--- SUPPLIED INFORMATION ---
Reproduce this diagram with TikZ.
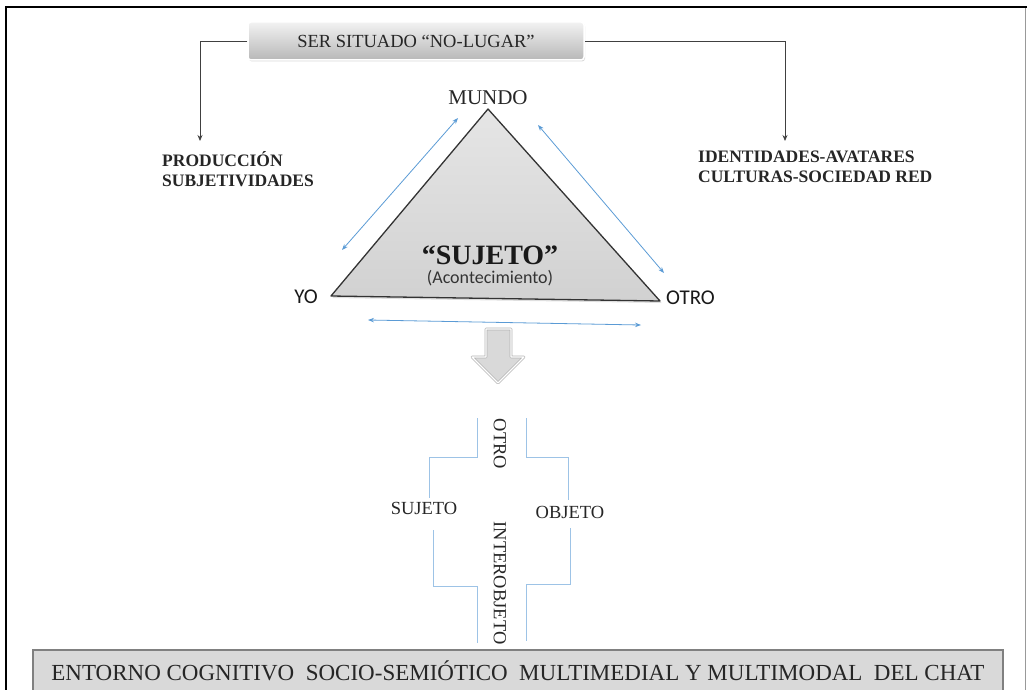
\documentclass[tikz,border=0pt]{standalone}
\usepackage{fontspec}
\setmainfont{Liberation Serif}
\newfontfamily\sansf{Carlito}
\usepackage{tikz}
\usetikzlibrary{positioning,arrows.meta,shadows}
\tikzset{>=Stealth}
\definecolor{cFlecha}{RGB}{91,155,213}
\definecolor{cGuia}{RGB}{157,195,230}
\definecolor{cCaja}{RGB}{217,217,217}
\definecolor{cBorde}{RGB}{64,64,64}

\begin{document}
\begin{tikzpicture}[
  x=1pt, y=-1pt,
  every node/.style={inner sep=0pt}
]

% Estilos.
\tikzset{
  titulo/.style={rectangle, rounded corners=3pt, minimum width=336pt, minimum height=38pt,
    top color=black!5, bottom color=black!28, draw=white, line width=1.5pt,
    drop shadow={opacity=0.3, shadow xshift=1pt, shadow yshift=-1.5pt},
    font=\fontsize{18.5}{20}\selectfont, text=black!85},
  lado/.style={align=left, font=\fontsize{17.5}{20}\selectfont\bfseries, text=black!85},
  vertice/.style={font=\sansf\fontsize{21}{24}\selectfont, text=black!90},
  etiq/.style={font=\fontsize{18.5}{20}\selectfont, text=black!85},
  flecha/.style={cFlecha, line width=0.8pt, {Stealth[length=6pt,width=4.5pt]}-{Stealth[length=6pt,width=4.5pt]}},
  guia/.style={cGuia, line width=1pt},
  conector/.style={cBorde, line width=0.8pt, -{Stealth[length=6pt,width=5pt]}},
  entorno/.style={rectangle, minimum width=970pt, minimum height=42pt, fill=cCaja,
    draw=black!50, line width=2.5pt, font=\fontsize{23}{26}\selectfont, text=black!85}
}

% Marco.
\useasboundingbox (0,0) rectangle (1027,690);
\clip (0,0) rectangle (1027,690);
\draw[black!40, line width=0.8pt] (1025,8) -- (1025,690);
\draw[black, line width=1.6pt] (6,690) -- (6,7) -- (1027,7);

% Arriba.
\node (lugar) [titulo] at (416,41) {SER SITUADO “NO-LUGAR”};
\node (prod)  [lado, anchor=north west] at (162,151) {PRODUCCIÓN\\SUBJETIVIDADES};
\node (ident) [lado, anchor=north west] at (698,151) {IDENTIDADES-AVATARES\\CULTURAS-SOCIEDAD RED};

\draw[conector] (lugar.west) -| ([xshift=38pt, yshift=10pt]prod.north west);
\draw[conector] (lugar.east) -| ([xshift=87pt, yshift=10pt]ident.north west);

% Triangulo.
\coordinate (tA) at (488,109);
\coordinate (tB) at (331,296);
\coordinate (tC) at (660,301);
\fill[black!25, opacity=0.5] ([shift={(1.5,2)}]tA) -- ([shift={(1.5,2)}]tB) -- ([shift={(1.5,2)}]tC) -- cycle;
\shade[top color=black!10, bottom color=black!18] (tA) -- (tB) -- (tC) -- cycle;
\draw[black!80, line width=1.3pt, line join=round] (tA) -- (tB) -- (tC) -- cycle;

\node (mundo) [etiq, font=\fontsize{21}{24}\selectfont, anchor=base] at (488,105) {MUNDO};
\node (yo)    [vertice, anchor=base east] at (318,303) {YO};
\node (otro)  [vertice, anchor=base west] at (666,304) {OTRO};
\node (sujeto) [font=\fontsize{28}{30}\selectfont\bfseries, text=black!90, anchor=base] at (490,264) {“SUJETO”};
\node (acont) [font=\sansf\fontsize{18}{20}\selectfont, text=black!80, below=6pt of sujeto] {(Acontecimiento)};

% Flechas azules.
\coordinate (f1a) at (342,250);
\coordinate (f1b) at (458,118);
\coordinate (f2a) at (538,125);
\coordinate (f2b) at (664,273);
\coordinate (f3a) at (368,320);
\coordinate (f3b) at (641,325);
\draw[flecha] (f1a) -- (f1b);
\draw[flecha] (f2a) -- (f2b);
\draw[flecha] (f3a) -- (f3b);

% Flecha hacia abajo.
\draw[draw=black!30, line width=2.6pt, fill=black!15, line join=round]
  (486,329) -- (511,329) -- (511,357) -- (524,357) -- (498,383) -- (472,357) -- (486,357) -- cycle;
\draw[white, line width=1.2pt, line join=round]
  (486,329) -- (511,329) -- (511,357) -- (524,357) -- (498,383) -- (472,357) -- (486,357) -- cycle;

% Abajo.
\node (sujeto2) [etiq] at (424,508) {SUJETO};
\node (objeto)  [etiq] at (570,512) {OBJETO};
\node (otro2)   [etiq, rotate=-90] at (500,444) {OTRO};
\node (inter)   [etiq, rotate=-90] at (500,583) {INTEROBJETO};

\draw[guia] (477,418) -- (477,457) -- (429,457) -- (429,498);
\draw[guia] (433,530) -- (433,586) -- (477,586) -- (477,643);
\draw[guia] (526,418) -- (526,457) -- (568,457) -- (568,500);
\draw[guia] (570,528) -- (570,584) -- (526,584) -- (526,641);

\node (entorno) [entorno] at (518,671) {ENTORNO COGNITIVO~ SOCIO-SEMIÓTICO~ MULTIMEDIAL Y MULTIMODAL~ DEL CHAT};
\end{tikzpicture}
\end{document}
---
◆ GIVEN REQUEST ◆
Omit the pictures, then quote the rest of the material above exactly.

◆ RESULT OF THIS TASK ◆
Reproduce this diagram with TikZ.
\documentclass[tikz,border=0pt]{standalone}
\usepackage{fontspec}
\setmainfont{Liberation Serif}
\newfontfamily\sansf{Carlito}
\usepackage{tikz}
\usetikzlibrary{positioning,arrows.meta,shadows}
\tikzset{>=Stealth}
\definecolor{cFlecha}{RGB}{91,155,213}
\definecolor{cGuia}{RGB}{157,195,230}
\definecolor{cCaja}{RGB}{217,217,217}
\definecolor{cBorde}{RGB}{64,64,64}

\begin{document}
\begin{tikzpicture}[
  x=1pt, y=-1pt,
  every node/.style={inner sep=0pt}
]

% Estilos.
\tikzset{
  titulo/.style={rectangle, rounded corners=3pt, minimum width=336pt, minimum height=38pt,
    top color=black!5, bottom color=black!28, draw=white, line width=1.5pt,
    drop shadow={opacity=0.3, shadow xshift=1pt, shadow yshift=-1.5pt},
    font=\fontsize{18.5}{20}\selectfont, text=black!85},
  lado/.style={align=left, font=\fontsize{17.5}{20}\selectfont\bfseries, text=black!85},
  vertice/.style={font=\sansf\fontsize{21}{24}\selectfont, text=black!90},
  etiq/.style={font=\fontsize{18.5}{20}\selectfont, text=black!85},
  flecha/.style={cFlecha, line width=0.8pt, {Stealth[length=6pt,width=4.5pt]}-{Stealth[length=6pt,width=4.5pt]}},
  guia/.style={cGuia, line width=1pt},
  conector/.style={cBorde, line width=0.8pt, -{Stealth[length=6pt,width=5pt]}},
  entorno/.style={rectangle, minimum width=970pt, minimum height=42pt, fill=cCaja,
    draw=black!50, line width=2.5pt, font=\fontsize{23}{26}\selectfont, text=black!85}
}

% Marco.
\useasboundingbox (0,0) rectangle (1027,690);
\clip (0,0) rectangle (1027,690);
\draw[black!40, line width=0.8pt] (1025,8) -- (1025,690);
\draw[black, line width=1.6pt] (6,690) -- (6,7) -- (1027,7);

% Arriba.
\node (lugar) [titulo] at (416,41) {SER SITUADO “NO-LUGAR”};
\node (prod)  [lado, anchor=north west] at (162,151) {PRODUCCIÓN\\SUBJETIVIDADES};
\node (ident) [lado, anchor=north west] at (698,151) {IDENTIDADES-AVATARES\\CULTURAS-SOCIEDAD RED};

\draw[conector] (lugar.west) -| ([xshift=38pt, yshift=10pt]prod.north west);
\draw[conector] (lugar.east) -| ([xshift=87pt, yshift=10pt]ident.north west);

% Triangulo.
\coordinate (tA) at (488,109);
\coordinate (tB) at (331,296);
\coordinate (tC) at (660,301);
\fill[black!25, opacity=0.5] ([shift={(1.5,2)}]tA) -- ([shift={(1.5,2)}]tB) -- ([shift={(1.5,2)}]tC) -- cycle;
\shade[top color=black!10, bottom color=black!18] (tA) -- (tB) -- (tC) -- cycle;
\draw[black!80, line width=1.3pt, line join=round] (tA) -- (tB) -- (tC) -- cycle;

\node (mundo) [etiq, font=\fontsize{21}{24}\selectfont, anchor=base] at (488,105) {MUNDO};
\node (yo)    [vertice, anchor=base east] at (318,303) {YO};
\node (otro)  [vertice, anchor=base west] at (666,304) {OTRO};
\node (sujeto) [font=\fontsize{28}{30}\selectfont\bfseries, text=black!90, anchor=base] at (490,264) {“SUJETO”};
\node (acont) [font=\sansf\fontsize{18}{20}\selectfont, text=black!80, below=6pt of sujeto] {(Acontecimiento)};

% Flechas azules.
\coordinate (f1a) at (342,250);
\coordinate (f1b) at (458,118);
\coordinate (f2a) at (538,125);
\coordinate (f2b) at (664,273);
\coordinate (f3a) at (368,320);
\coordinate (f3b) at (641,325);
\draw[flecha] (f1a) -- (f1b);
\draw[flecha] (f2a) -- (f2b);
\draw[flecha] (f3a) -- (f3b);

% Flecha hacia abajo.
\draw[draw=black!30, line width=2.6pt, fill=black!15, line join=round]
  (486,329) -- (511,329) -- (511,357) -- (524,357) -- (498,383) -- (472,357) -- (486,357) -- cycle;
\draw[white, line width=1.2pt, line join=round]
  (486,329) -- (511,329) -- (511,357) -- (524,357) -- (498,383) -- (472,357) -- (486,357) -- cycle;

% Abajo.
\node (sujeto2) [etiq] at (424,508) {SUJETO};
\node (objeto)  [etiq] at (570,512) {OBJETO};
\node (otro2)   [etiq, rotate=-90] at (500,444) {OTRO};
\node (inter)   [etiq, rotate=-90] at (500,583) {INTEROBJETO};

\draw[guia] (477,418) -- (477,457) -- (429,457) -- (429,498);
\draw[guia] (433,530) -- (433,586) -- (477,586) -- (477,643);
\draw[guia] (526,418) -- (526,457) -- (568,457) -- (568,500);
\draw[guia] (570,528) -- (570,584) -- (526,584) -- (526,641);

\node (entorno) [entorno] at (518,671) {ENTORNO COGNITIVO~ SOCIO-SEMIÓTICO~ MULTIMEDIAL Y MULTIMODAL~ DEL CHAT};
\end{tikzpicture}
\end{document}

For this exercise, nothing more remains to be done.